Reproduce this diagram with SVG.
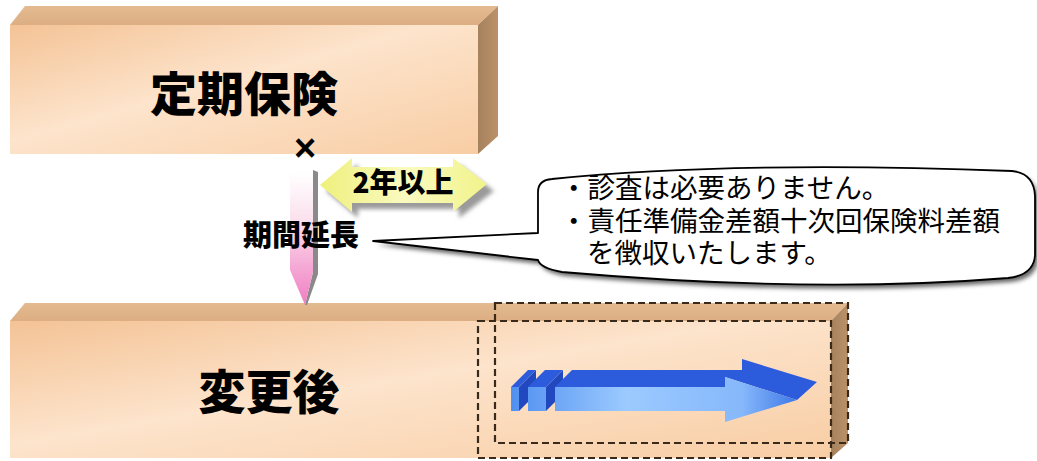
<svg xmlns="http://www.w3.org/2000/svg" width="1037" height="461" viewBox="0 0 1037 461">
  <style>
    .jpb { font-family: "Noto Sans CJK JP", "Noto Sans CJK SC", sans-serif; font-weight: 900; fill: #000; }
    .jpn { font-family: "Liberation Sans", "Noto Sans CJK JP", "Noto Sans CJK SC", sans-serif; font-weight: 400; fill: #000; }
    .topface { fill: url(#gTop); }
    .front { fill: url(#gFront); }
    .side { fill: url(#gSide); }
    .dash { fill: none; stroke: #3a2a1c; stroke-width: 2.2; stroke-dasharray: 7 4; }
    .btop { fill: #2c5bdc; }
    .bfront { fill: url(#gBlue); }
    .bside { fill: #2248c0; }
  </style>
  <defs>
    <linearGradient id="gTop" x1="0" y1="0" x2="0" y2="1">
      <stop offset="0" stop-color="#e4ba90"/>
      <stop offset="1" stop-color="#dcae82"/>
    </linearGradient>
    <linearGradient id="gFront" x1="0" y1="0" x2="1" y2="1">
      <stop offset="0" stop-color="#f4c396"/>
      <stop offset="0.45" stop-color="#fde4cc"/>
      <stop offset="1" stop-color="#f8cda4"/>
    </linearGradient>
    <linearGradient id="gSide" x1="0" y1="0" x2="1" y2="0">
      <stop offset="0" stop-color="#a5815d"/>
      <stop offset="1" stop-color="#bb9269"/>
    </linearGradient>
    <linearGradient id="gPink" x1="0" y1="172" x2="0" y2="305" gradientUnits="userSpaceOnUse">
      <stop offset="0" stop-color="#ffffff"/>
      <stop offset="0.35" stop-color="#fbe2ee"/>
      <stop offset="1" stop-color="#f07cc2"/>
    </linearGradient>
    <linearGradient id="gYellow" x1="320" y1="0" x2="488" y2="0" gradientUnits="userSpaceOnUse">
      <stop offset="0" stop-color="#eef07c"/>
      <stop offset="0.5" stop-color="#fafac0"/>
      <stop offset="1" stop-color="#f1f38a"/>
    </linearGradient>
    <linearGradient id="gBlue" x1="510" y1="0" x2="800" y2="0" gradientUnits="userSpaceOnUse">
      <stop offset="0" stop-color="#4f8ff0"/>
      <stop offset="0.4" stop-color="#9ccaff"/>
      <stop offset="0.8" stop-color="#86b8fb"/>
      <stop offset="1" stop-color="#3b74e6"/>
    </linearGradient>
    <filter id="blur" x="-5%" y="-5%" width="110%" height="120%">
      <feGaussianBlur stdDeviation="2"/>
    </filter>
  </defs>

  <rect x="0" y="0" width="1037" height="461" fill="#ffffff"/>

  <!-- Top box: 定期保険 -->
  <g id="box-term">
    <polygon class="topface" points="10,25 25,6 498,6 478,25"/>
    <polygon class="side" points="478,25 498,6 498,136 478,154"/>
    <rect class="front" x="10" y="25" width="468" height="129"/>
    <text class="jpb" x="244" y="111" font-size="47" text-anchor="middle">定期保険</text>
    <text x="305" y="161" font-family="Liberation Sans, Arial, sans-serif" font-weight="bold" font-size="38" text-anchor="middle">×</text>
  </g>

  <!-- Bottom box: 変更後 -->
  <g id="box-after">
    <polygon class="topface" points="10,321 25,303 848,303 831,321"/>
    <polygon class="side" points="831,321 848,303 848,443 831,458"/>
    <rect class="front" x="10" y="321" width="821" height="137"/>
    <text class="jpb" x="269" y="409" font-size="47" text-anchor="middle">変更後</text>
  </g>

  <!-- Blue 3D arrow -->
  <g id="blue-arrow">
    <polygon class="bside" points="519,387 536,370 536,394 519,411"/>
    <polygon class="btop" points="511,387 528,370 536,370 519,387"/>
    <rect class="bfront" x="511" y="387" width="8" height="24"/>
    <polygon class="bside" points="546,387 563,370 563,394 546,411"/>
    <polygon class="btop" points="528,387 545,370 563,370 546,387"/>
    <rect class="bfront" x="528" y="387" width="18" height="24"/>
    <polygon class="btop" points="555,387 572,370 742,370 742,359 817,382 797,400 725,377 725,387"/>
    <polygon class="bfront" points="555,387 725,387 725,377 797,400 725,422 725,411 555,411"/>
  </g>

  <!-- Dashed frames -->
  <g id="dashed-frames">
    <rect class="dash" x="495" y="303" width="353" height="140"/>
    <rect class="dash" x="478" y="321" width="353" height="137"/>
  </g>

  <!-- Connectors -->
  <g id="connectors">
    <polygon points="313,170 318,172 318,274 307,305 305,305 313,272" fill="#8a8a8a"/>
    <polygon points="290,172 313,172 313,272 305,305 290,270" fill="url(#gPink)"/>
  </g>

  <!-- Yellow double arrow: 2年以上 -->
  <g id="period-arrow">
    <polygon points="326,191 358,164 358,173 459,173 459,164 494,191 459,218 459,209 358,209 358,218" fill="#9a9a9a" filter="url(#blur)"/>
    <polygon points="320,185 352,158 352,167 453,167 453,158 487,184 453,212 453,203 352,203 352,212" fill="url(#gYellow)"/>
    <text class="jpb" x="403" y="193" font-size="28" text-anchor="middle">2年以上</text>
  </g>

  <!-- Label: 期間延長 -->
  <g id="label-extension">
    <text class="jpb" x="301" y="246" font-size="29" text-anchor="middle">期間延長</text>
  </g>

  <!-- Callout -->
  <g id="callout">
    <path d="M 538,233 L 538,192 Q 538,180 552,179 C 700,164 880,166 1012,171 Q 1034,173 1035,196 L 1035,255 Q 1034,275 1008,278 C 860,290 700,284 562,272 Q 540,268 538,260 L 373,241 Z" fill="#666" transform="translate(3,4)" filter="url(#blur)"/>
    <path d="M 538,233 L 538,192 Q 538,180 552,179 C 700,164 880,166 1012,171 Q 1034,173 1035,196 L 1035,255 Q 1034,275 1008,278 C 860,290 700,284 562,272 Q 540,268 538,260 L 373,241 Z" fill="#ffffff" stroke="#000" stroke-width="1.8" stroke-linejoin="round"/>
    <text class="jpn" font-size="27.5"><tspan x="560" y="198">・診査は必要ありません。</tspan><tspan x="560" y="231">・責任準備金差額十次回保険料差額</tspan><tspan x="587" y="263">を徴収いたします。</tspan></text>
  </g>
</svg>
...
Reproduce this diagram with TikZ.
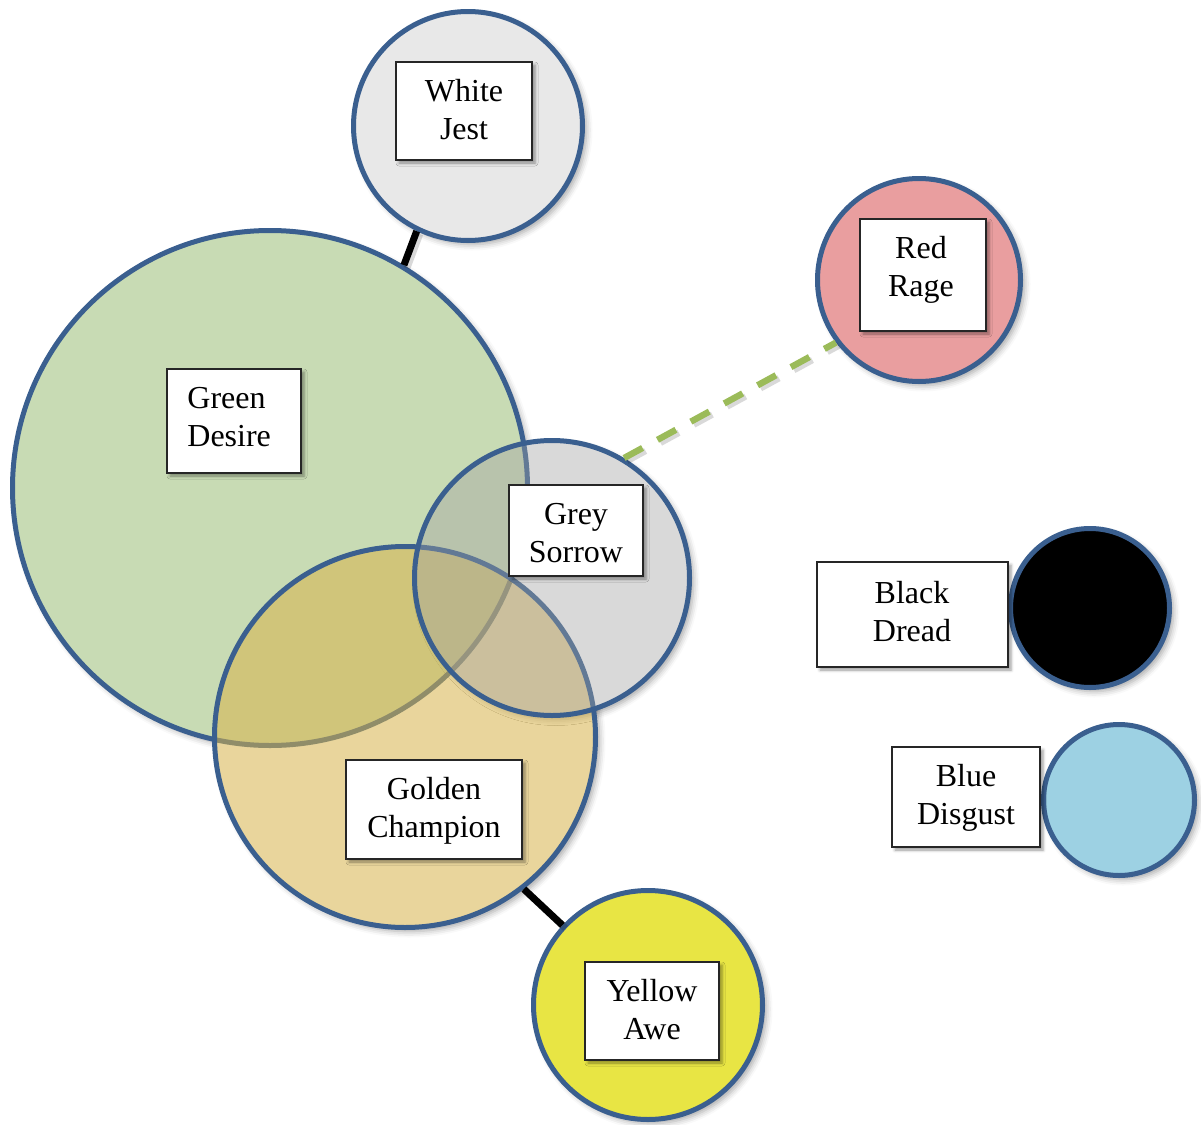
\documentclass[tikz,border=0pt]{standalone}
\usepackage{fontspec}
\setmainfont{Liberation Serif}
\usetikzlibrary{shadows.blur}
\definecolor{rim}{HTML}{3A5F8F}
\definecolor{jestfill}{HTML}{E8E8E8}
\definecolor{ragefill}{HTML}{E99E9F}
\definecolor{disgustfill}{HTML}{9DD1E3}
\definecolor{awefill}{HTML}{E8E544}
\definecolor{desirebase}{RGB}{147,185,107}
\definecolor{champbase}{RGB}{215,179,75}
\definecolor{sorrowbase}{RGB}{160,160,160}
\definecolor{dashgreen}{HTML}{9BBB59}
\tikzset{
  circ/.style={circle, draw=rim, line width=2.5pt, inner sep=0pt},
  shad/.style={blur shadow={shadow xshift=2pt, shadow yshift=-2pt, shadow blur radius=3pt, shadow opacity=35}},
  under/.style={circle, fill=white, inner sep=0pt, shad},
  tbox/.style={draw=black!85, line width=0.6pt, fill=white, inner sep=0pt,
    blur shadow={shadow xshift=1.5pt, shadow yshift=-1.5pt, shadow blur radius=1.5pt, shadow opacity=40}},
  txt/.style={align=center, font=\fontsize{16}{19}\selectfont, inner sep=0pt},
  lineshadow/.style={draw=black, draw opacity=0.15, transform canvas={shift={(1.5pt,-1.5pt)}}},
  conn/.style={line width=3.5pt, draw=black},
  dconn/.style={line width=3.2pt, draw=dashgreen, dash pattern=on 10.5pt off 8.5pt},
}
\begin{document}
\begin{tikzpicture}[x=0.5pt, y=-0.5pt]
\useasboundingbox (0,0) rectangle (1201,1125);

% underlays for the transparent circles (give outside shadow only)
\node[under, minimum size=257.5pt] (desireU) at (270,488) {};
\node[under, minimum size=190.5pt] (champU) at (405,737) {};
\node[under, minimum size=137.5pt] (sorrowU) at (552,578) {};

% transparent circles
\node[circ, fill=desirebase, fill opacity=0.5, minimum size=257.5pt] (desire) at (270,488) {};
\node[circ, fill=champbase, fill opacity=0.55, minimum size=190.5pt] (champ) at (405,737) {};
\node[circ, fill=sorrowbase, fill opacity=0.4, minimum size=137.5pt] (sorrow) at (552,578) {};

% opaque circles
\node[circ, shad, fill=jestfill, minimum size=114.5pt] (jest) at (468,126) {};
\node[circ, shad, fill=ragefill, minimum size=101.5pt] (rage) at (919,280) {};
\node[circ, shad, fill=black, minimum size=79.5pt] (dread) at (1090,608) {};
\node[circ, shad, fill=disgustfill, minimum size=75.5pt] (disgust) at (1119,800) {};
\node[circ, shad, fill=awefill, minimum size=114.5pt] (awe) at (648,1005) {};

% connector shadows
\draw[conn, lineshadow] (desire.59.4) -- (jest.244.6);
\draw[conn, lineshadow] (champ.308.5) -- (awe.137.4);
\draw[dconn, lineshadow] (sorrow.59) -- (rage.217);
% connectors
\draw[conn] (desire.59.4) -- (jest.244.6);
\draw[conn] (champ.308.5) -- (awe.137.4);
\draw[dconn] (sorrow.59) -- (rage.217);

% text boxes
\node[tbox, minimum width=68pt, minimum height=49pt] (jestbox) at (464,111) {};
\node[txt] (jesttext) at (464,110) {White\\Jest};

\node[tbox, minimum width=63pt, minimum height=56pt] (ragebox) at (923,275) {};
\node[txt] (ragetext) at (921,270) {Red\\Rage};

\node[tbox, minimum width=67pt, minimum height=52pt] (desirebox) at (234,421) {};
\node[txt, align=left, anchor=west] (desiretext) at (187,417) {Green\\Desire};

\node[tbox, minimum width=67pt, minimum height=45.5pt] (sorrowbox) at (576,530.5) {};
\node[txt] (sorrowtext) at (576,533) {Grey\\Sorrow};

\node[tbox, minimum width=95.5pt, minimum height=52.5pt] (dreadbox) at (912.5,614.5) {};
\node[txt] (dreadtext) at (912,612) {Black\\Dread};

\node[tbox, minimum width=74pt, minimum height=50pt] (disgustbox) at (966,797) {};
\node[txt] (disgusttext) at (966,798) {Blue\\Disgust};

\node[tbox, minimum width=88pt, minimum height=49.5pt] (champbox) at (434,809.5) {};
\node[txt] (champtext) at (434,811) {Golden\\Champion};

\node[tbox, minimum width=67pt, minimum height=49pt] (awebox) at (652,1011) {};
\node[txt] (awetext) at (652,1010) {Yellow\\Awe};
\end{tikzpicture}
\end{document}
...
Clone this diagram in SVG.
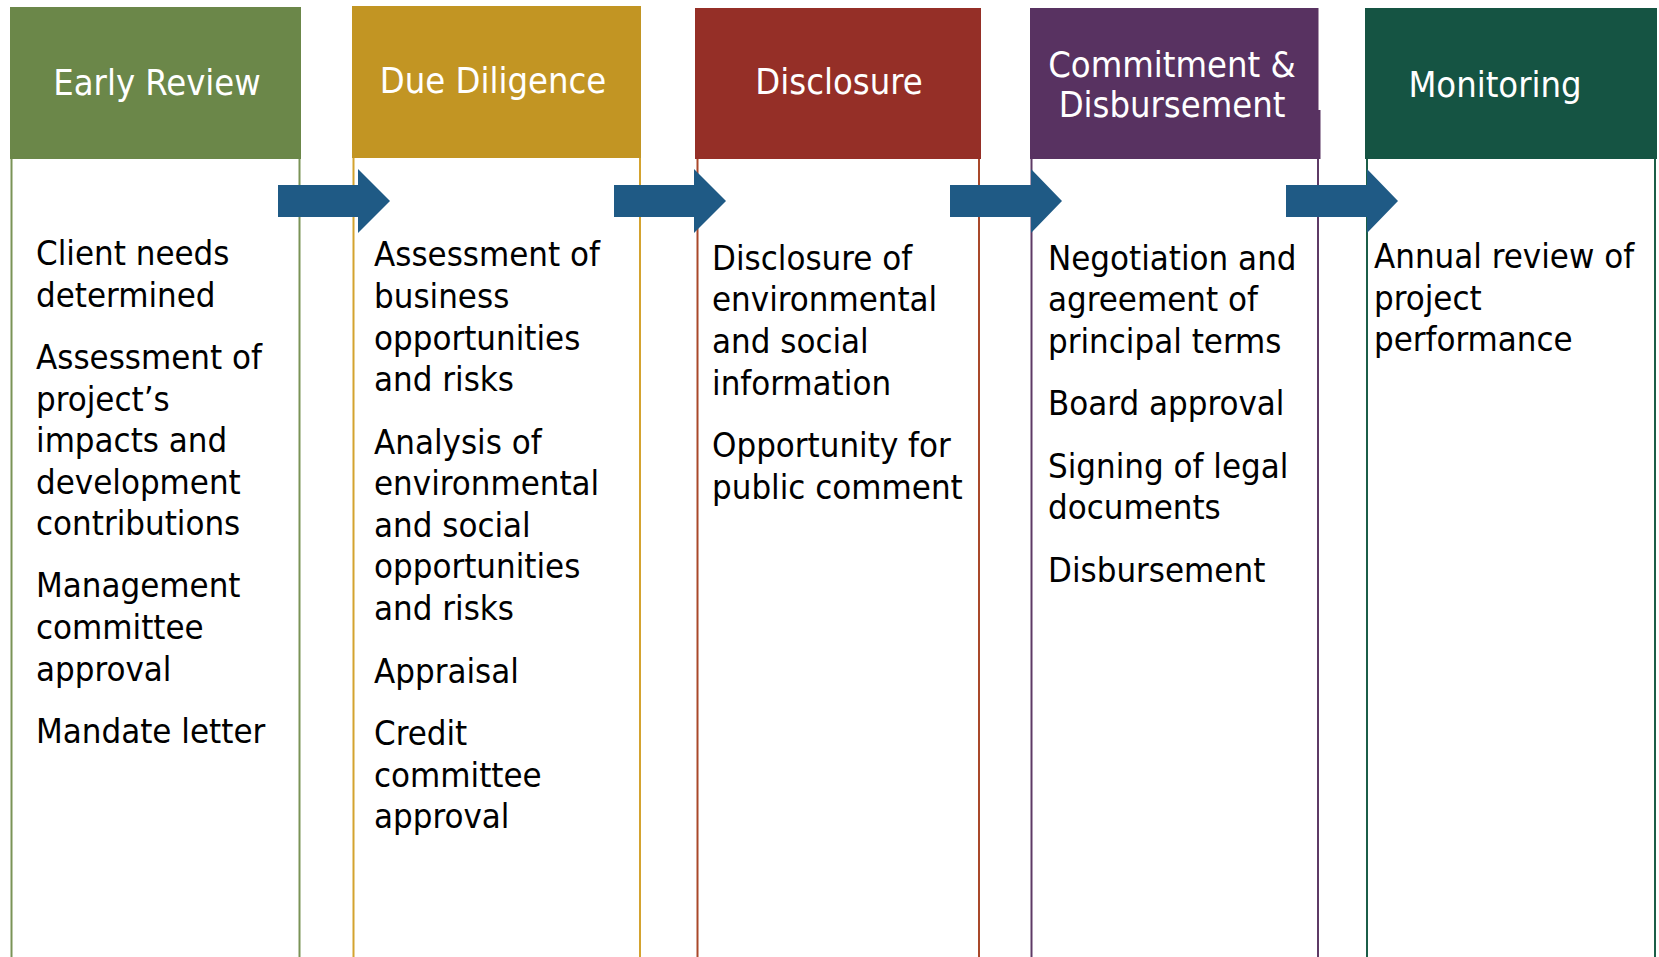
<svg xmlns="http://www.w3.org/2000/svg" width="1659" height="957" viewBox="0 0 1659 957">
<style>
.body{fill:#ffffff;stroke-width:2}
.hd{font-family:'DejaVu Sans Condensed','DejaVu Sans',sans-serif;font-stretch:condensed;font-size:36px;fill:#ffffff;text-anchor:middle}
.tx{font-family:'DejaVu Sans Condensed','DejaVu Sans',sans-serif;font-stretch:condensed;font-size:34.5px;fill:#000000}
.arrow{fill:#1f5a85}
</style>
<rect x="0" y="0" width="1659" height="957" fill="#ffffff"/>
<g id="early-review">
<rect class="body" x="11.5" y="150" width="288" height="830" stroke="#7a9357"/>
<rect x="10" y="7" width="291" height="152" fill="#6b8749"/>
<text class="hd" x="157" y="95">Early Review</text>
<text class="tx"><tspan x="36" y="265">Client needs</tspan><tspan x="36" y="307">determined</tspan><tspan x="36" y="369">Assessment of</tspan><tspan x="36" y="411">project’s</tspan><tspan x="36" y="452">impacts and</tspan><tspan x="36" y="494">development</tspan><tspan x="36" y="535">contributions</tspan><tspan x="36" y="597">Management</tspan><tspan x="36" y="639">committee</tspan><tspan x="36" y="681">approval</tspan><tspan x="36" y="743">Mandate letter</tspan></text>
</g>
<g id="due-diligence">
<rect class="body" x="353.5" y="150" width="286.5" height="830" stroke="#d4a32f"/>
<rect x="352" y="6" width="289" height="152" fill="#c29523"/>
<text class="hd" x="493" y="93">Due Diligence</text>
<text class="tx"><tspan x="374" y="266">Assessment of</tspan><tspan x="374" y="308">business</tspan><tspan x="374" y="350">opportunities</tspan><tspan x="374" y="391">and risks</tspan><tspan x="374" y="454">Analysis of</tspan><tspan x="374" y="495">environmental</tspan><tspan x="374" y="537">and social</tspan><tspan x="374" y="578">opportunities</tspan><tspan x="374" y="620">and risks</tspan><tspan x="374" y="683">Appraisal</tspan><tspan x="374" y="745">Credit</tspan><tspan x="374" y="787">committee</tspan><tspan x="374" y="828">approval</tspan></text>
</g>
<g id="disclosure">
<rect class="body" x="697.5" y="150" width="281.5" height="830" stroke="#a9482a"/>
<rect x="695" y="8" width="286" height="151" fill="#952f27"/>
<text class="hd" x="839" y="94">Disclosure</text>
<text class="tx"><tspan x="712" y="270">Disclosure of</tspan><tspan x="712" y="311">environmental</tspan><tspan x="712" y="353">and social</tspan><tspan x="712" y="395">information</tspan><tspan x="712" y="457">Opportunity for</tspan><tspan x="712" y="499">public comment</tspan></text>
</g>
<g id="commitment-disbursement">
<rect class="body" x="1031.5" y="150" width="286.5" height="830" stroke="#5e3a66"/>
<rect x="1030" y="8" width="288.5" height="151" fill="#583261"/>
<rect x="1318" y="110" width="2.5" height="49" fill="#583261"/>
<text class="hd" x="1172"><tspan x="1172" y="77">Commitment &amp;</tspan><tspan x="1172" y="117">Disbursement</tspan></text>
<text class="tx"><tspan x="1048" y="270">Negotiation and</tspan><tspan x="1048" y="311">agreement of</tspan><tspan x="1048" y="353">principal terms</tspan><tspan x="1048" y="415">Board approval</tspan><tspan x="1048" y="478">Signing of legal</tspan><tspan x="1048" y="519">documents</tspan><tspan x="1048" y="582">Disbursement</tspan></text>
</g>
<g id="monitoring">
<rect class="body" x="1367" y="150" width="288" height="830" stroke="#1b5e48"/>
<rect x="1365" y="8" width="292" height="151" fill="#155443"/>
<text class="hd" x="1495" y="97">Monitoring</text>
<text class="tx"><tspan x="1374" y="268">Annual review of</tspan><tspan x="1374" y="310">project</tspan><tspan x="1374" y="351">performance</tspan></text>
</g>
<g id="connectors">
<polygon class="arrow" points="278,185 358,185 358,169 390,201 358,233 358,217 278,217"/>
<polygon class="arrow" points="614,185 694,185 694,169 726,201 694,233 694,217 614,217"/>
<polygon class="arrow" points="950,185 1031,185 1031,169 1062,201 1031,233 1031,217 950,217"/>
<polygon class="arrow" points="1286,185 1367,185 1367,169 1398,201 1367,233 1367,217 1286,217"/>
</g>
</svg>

● REQUIREMENT
Reproduce the data above exactly, but only the lines from the one showing "Reproduce this diagram with TikZ." through the one showing "minimum size=137.5pt] (sorrowU)", with both ends kept and the pictures left out.

● RESULT BELOW
Reproduce this diagram with TikZ.
\documentclass[tikz,border=0pt]{standalone}
\usepackage{fontspec}
\setmainfont{Liberation Serif}
\usetikzlibrary{shadows.blur}
\definecolor{rim}{HTML}{3A5F8F}
\definecolor{jestfill}{HTML}{E8E8E8}
\definecolor{ragefill}{HTML}{E99E9F}
\definecolor{disgustfill}{HTML}{9DD1E3}
\definecolor{awefill}{HTML}{E8E544}
\definecolor{desirebase}{RGB}{147,185,107}
\definecolor{champbase}{RGB}{215,179,75}
\definecolor{sorrowbase}{RGB}{160,160,160}
\definecolor{dashgreen}{HTML}{9BBB59}
\tikzset{
  circ/.style={circle, draw=rim, line width=2.5pt, inner sep=0pt},
  shad/.style={blur shadow={shadow xshift=2pt, shadow yshift=-2pt, shadow blur radius=3pt, shadow opacity=35}},
  under/.style={circle, fill=white, inner sep=0pt, shad},
  tbox/.style={draw=black!85, line width=0.6pt, fill=white, inner sep=0pt,
    blur shadow={shadow xshift=1.5pt, shadow yshift=-1.5pt, shadow blur radius=1.5pt, shadow opacity=40}},
  txt/.style={align=center, font=\fontsize{16}{19}\selectfont, inner sep=0pt},
  lineshadow/.style={draw=black, draw opacity=0.15, transform canvas={shift={(1.5pt,-1.5pt)}}},
  conn/.style={line width=3.5pt, draw=black},
  dconn/.style={line width=3.2pt, draw=dashgreen, dash pattern=on 10.5pt off 8.5pt},
}
\begin{document}
\begin{tikzpicture}[x=0.5pt, y=-0.5pt]
\useasboundingbox (0,0) rectangle (1201,1125);

% underlays for the transparent circles (give outside shadow only)
\node[under, minimum size=257.5pt] (desireU) at (270,488) {};
\node[under, minimum size=190.5pt] (champU) at (405,737) {};
\node[under, minimum size=137.5pt] (sorrowU) at (552,578) {};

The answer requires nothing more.